Uganda Electricity Distribution Company Ltd (UEDCL) has officially secured the power distribution license to take over from Umeme Ltd, with the transition set for April 1, 2025.

The move follows the expiration of Umeme’s 20-year concession in March 2025, aligning with the government’s strategy to reclaim and reassign expiring distribution licenses from private firms.

Umeme’s entry into Uganda’s electricity sector in the early 2000s came at a time when the industry was struggling with an ageing and underfunded system managed by the Uganda Electricity Board. To modernize power distribution, the government unbundled the sector into generation, transmission, and distribution, opening the door to private investment.

In 2004, Umeme was awarded a 20-year concession, leading to the company’s creation through a consortium involving the UK’s Globeleq and South Africa’s Eskom. The official transfer of assets from UEDCL to Umeme took place on March 1, 2005.

Over the years, Umeme played a significant role in modernizing the grid, upgrading substations, replacing outdated transformers and poles, and reducing technical and commercial losses. The introduction of pre-paid metering, known locally as Yaka, improved revenue collection and minimized billing defaults. By 2019, the company’s customer base had exponentially grown, with ongoing expansion efforts to meet rising demand.

Minister for Energy and Mineral Development Ruth Nankabirwa emphasized the government’s commitment to maintaining uninterrupted electricity services during the transition. She noted that four distribution licenses had already been repossessed and reassured the public of a smooth handover.

“I wish to assure all Ugandans that we remain fully committed to the continuity of electricity services during this critical period,” Nankabirwa stated. “Affordability, access, quality, and reliability remain our top priorities.”

Under UEDCL, the tariff structures currently in place—including the lifeline tariff, declining block tariffs, and time-of-use arrangements—will remain unchanged to ensure a seamless transition for consumers.

The Ministry of Energy has set ambitious targets: 80% electricity access within three years and universal access by 2030, in line with Vision 2040 and the National Development Plan III Electrification Strategy. These goals will be pursued through both on-grid and off-grid solutions, supported by the Electricity Access Scale-Up Project (EASP).

As part of the transition, the government has pledged to expand and rehabilitate key infrastructure, including substations, transformers, lines, and poles.

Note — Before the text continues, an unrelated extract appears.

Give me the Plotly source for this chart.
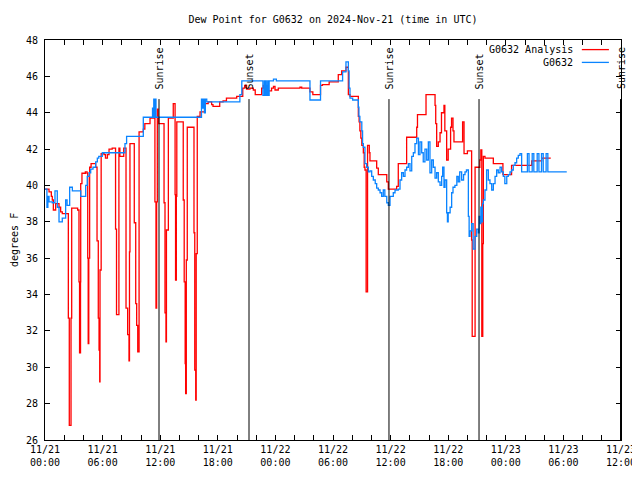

Nankabirwa urged the public to safeguard these investments.

“I call upon all Ugandans to protect the electricity infrastructure, fulfil their obligations by paying for electricity services, and refrain from power theft or vandalism,” she said, emphasizing the importance of preserving the integrity of the power supply.

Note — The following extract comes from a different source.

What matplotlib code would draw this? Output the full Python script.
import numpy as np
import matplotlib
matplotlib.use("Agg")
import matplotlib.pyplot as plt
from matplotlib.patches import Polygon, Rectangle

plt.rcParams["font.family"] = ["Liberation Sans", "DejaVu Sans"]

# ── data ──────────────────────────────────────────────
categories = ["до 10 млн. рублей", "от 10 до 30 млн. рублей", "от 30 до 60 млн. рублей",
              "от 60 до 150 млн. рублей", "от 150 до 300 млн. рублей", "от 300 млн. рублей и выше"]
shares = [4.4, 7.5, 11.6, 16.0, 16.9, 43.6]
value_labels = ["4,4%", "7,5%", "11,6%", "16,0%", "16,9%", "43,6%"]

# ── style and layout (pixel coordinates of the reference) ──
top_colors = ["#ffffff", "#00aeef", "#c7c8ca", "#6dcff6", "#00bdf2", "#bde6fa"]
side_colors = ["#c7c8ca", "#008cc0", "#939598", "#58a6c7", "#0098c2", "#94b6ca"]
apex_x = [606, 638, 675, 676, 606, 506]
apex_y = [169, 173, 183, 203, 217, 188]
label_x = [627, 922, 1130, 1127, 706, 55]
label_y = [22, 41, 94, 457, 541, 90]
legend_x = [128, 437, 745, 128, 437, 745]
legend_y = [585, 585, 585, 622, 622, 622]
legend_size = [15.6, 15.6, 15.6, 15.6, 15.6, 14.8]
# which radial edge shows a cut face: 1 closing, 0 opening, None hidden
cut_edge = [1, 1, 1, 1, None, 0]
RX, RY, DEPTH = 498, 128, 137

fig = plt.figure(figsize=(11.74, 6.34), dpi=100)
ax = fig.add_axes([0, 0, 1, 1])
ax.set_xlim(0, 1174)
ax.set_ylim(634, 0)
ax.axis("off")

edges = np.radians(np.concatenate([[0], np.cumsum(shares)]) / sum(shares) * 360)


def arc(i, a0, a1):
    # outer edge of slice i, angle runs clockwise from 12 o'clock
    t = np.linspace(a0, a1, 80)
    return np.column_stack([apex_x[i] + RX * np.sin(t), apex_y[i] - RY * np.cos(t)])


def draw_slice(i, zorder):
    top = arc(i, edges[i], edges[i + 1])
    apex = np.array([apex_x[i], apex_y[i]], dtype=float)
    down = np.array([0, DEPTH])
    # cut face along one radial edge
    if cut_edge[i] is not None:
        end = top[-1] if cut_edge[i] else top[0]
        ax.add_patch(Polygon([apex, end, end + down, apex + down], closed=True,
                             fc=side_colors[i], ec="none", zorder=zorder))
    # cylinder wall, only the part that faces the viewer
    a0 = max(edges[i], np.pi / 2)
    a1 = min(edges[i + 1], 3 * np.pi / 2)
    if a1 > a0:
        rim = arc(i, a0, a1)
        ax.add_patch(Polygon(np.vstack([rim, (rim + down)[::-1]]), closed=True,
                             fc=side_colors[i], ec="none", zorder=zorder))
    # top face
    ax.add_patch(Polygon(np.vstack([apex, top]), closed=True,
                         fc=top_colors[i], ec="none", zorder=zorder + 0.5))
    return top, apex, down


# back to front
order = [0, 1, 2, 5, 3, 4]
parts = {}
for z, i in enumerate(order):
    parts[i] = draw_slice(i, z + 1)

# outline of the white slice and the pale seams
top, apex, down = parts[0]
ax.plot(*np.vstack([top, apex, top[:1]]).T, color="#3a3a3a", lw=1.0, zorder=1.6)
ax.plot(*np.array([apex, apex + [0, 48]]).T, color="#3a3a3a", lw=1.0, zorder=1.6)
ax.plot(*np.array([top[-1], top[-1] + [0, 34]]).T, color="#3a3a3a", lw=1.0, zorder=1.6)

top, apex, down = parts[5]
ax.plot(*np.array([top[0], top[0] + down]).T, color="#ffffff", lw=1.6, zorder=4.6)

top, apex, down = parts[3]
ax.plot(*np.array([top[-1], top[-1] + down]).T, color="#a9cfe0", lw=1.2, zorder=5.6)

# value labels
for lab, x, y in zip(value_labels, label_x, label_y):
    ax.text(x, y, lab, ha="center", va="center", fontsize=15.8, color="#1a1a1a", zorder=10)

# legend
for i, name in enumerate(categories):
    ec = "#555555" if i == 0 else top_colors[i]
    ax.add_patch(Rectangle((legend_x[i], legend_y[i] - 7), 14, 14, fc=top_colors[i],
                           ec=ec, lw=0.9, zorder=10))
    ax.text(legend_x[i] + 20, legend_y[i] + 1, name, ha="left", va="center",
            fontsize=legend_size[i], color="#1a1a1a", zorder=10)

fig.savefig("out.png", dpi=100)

A key aspect of the transition is ensuring job security for employees. Under the Lease and Assignment Agreement governing the asset retransfer, 2,712 positions have been secured exclusively for current UEDCL and Umeme employees.

The UEDCL Board will oversee the recruitment process, with Nankabirwa encouraging all eligible staff to apply once vacancies are advertised. UEDCL Board Chairman Francis Tumuhairwe reassured employees: “Umeme staff are going to be part of us. No one should be worried.”

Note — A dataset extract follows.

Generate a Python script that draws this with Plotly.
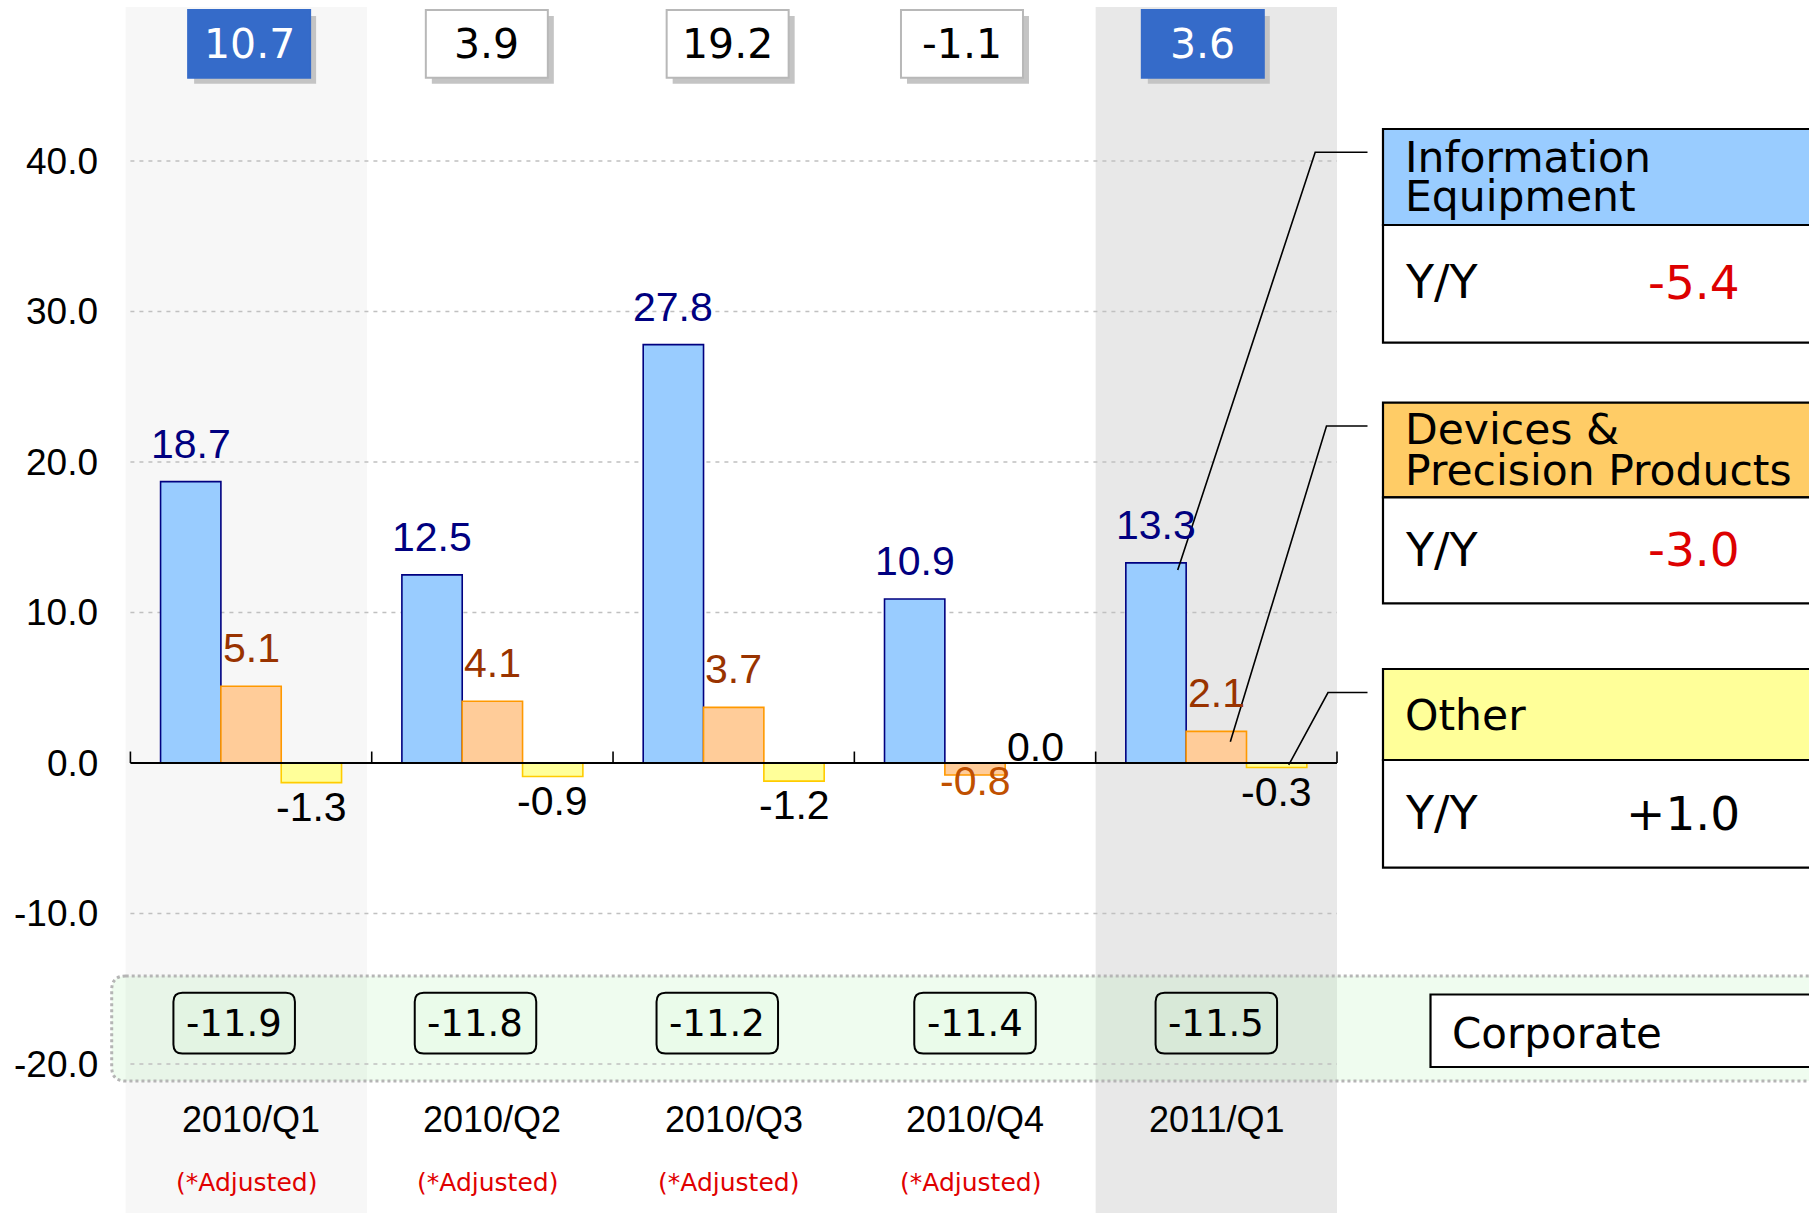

While the transition is expected to be smooth, Nankabirwa acknowledged recent power cuts, attributing them in part to the changeover. “Challenges are inevitable. They are consequential to the transition,” she noted, expressing confidence that UEDCL would swiftly address any initial hurdles.

The financial aspects of the transition are also under review. The Office of the Auditor General is assessing Umeme’s outstanding investment buyout, with the Ministry of Finance, Planning, and Economic Development ensuring that payments are made on time to facilitate a seamless handover.

Meanwhile, the Electricity Regulatory Authority (ERA) commended Umeme for its cooperation with regulators and the ministry, which helped secure declining tariffs and timely payments—factors that have encouraged further government investment in the sector.

As Uganda’s electricity generation capacity rises to 2,052.6 megawatts—up from just 300 megawatts when Umeme’s concession began—the country faces ongoing challenges such as power theft and equipment vandalism. ERA Chief Executive Officer Ziria Tibalwa Waako warned that despite increased enforcement, these issues continue to hinder progress.

However, ERA remains committed to job retention, noting that 98% of employees in previously repossessed concessions have kept their jobs. With its decades of experience, UEDCL is poised to oversee power distribution with a focus on stability, efficiency, and continued service improvement, marking a new chapter in Uganda’s energy landscape.